- Japanese teaser poster

Japanese name
- Kanji: バッド・ルーテナント:トウキョウ
- Romanization: Baddo Rūtenanto: Tōkyō
- Directed by: Takashi Miike
- Written by: Daisuke Tengan
- Based on: Bad Lieutenant by Zoë Lund; Abel Ferrara;
- Produced by: Jeremy Thomas; Sam Pressman; Naoaki Kitajima; Misako Saka;
- Starring: Shun Oguri; Lily James; Shotaro Mamiya; Liv Morgan; Jun Kunimura; Hiroshi Tachi;
- Cinematography: Nobuyasu Kita
- Edited by: Naoichiro Sagara
- Music by: Koji Endo
- Production companies: Nippon TV; Pressman Film; Recorded Picture Company; OLM; TF1 Films;
- Distributed by: Neon (United States); Sony Pictures Entertainment Japan (Japan);
- Release dates: September 14, 2026 (TIFF); October 23, 2026 (Japan);
- Running time: 108 minutes
- Countries: United States; United Kingdom; Japan; France;
- Languages: English; Japanese;

= Bad Lieutenant: Tokyo =

2026 action-thriller film by Takashi Miike

Bad Lieutenant: Tokyo (Japanese: バッド・ルーテナント:トウキョウ) is a 2026 action thriller film directed by Takashi Miike and written by Daisuke Tengan. A co-production of the United States, United Kingdom, Japan, and France, it is the third installment in the Bad Lieutenant film series, following Bad Lieutenant (1992) and Bad Lieutenant: Port of Call New Orleans (2009), and stars Shun Oguri, Lily James, Shotaro Mamiya, Liv Morgan, Jun Kunimura, and Hiroshi Tachi.

The film had its world premiere at the 2026 Toronto International Film Festival on September 14. It will be theatrically released in Japan by Sony Pictures Entertainment Japan on October 23. It received mixed reviews from critics.

==Premise==
A Tokyo police officer, and compulsive gambler, becomes involved in a complex investigation when a mysterious FBI agent arrives in Japan following the disappearance of a politician's daughter.

==Cast==
- Shun Oguri
- Lily James
- Shotaro Mamiya
- Liv Morgan
- Shūhei Nomura
- Nanase Nishino
- Yuka Kouri
- Takanori Iwata
- Keisuke Watanabe
- Hideo Nakano
- Jun Murakami
- Jun Kunimura
- Hiroshi Tachi (Special appearance)

==Production==
===Development===
In July 2021, film producer Edward R. Pressman announced in collaboration with his son Sam Pressman that a series of sequels set in various locations around the world including the United Kingdom, Germany, Italy, South Korea, Argentina, and France are in development. The filmmakers confirmed that work on the scripts is ongoing with foreign studios also collaborating on the projects; explaining that each script will follow corrupt law enforcement in different geographical locations.

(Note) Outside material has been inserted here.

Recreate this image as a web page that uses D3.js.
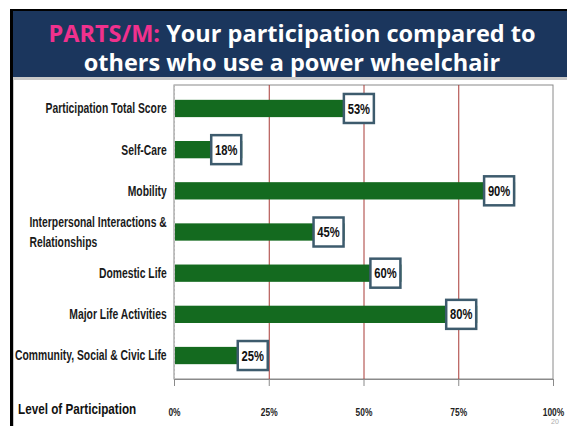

By April of 2025, a third installment titled Bad Lieutenant: Tokyo was officially announced as being in development. Directed by Takashi Miike from a script written by Daisuke Tengan, the plot centers around a Tokyo Metropolitan Police Officer who is involved in corrupt gambling and finds himself being investigated by an FBI agent for the disappearance of the daughter of a political figure. All the while, a deviant killer who operates in yakuza underworld follows each of their actions. Principal photography commenced in May of the same year; Shun Oguri stars as the next titular character, with the supporting cast including Lily James, and Liv Morgan. CEO of Pressman Films, Sam Pressman stated: "Director Miike brings a fearless new vision to the Bad Lieutenant, a character defined by the auteur. Just as maestros Ferrara and Herzog delivered films as radically different as their own voices, Miike’s adaptation is unrelentingly wild and unique. My father Edward R. Pressman, always believed this story of corruption, both of police and the human soul, has a global resonance. To realize this next evolution now in Tokyo...is both an honor and a dream come true.”

The project is a joint-venture production between Japan and U.S. film studios including Pressman Films, Recorded Picture Company, Nippon TV, TF1, and OLM; while Neon will act as the distributing company. Jeremy Thomas, Sam Pressman, Naoaki Kitajima, and Misako Saka serve as producers.

===Filming===
Principal photography and initial filming took place in Japan in May 2025.

==Marketing==
In March of 2026, marketing commenced with the first official movie poster released in Japan.

==Release==
Bad Lieutenant: Tokyo premiered at the Toronto International Film Festival on September 14, 2026, and is set to be released on October 23, 2026 in Japan.
==Reception==
On review aggregator Rotten Tomatoes, the film holds an approval rating of 39% based on 18 reviews, with an average rating of 5.6/10. On Metacritic, the film has a weighted average score of 46 out of 100, based on 9 critics, indicating "mixed or average reviews".